**What this task involves**: Emit the entire listing verbatim.

**Data section**:

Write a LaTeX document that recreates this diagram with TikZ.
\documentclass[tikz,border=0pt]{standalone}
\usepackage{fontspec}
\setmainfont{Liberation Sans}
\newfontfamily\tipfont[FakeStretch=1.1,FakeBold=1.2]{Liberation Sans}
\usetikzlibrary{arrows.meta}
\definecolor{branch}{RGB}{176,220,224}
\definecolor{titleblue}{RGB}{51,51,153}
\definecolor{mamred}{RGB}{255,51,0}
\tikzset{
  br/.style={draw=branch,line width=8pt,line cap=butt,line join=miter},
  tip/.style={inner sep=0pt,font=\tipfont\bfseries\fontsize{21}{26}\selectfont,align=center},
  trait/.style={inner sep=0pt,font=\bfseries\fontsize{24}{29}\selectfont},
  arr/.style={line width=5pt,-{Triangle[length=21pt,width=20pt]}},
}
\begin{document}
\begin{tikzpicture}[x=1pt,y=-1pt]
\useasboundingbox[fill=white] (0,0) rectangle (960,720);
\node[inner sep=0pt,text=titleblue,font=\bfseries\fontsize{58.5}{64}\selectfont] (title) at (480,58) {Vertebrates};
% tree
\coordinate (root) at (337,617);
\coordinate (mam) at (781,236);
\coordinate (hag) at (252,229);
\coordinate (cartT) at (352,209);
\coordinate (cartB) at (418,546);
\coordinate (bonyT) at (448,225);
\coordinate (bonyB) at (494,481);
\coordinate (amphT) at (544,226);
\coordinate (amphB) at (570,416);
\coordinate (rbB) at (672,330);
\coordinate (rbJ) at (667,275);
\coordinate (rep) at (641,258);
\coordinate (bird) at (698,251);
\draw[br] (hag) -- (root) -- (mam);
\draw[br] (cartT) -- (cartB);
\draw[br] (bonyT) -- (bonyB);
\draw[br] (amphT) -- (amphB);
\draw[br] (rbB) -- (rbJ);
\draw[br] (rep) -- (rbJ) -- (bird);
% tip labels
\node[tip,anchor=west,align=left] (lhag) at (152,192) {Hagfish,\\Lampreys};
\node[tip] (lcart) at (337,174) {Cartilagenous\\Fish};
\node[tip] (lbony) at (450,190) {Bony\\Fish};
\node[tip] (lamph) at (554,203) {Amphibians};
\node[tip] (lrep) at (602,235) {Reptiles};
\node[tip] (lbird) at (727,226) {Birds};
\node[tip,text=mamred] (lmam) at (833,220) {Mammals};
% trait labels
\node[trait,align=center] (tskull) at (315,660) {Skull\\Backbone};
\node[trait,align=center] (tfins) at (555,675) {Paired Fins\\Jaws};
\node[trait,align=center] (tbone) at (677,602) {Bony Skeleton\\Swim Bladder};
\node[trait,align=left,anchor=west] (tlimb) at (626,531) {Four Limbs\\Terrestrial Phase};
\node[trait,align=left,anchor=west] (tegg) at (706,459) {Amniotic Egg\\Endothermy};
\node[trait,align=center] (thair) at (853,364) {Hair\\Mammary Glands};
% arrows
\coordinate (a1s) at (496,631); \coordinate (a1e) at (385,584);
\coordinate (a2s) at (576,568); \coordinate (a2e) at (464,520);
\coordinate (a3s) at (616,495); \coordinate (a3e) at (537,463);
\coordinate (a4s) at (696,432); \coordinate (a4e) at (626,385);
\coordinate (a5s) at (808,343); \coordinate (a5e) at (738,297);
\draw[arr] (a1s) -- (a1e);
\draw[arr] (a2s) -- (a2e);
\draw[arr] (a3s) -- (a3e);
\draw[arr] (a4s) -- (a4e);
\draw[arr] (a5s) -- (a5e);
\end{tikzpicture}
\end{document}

**In response**:
Write a LaTeX document that recreates this diagram with TikZ.
\documentclass[tikz,border=0pt]{standalone}
\usepackage{fontspec}
\setmainfont{Liberation Sans}
\newfontfamily\tipfont[FakeStretch=1.1,FakeBold=1.2]{Liberation Sans}
\usetikzlibrary{arrows.meta}
\definecolor{branch}{RGB}{176,220,224}
\definecolor{titleblue}{RGB}{51,51,153}
\definecolor{mamred}{RGB}{255,51,0}
\tikzset{
  br/.style={draw=branch,line width=8pt,line cap=butt,line join=miter},
  tip/.style={inner sep=0pt,font=\tipfont\bfseries\fontsize{21}{26}\selectfont,align=center},
  trait/.style={inner sep=0pt,font=\bfseries\fontsize{24}{29}\selectfont},
  arr/.style={line width=5pt,-{Triangle[length=21pt,width=20pt]}},
}
\begin{document}
\begin{tikzpicture}[x=1pt,y=-1pt]
\useasboundingbox[fill=white] (0,0) rectangle (960,720);
\node[inner sep=0pt,text=titleblue,font=\bfseries\fontsize{58.5}{64}\selectfont] (title) at (480,58) {Vertebrates};
% tree
\coordinate (root) at (337,617);
\coordinate (mam) at (781,236);
\coordinate (hag) at (252,229);
\coordinate (cartT) at (352,209);
\coordinate (cartB) at (418,546);
\coordinate (bonyT) at (448,225);
\coordinate (bonyB) at (494,481);
\coordinate (amphT) at (544,226);
\coordinate (amphB) at (570,416);
\coordinate (rbB) at (672,330);
\coordinate (rbJ) at (667,275);
\coordinate (rep) at (641,258);
\coordinate (bird) at (698,251);
\draw[br] (hag) -- (root) -- (mam);
\draw[br] (cartT) -- (cartB);
\draw[br] (bonyT) -- (bonyB);
\draw[br] (amphT) -- (amphB);
\draw[br] (rbB) -- (rbJ);
\draw[br] (rep) -- (rbJ) -- (bird);
% tip labels
\node[tip,anchor=west,align=left] (lhag) at (152,192) {Hagfish,\\Lampreys};
\node[tip] (lcart) at (337,174) {Cartilagenous\\Fish};
\node[tip] (lbony) at (450,190) {Bony\\Fish};
\node[tip] (lamph) at (554,203) {Amphibians};
\node[tip] (lrep) at (602,235) {Reptiles};
\node[tip] (lbird) at (727,226) {Birds};
\node[tip,text=mamred] (lmam) at (833,220) {Mammals};
% trait labels
\node[trait,align=center] (tskull) at (315,660) {Skull\\Backbone};
\node[trait,align=center] (tfins) at (555,675) {Paired Fins\\Jaws};
\node[trait,align=center] (tbone) at (677,602) {Bony Skeleton\\Swim Bladder};
\node[trait,align=left,anchor=west] (tlimb) at (626,531) {Four Limbs\\Terrestrial Phase};
\node[trait,align=left,anchor=west] (tegg) at (706,459) {Amniotic Egg\\Endothermy};
\node[trait,align=center] (thair) at (853,364) {Hair\\Mammary Glands};
% arrows
\coordinate (a1s) at (496,631); \coordinate (a1e) at (385,584);
\coordinate (a2s) at (576,568); \coordinate (a2e) at (464,520);
\coordinate (a3s) at (616,495); \coordinate (a3e) at (537,463);
\coordinate (a4s) at (696,432); \coordinate (a4e) at (626,385);
\coordinate (a5s) at (808,343); \coordinate (a5e) at (738,297);
\draw[arr] (a1s) -- (a1e);
\draw[arr] (a2s) -- (a2e);
\draw[arr] (a3s) -- (a3e);
\draw[arr] (a4s) -- (a4e);
\draw[arr] (a5s) -- (a5e);
\end{tikzpicture}
\end{document}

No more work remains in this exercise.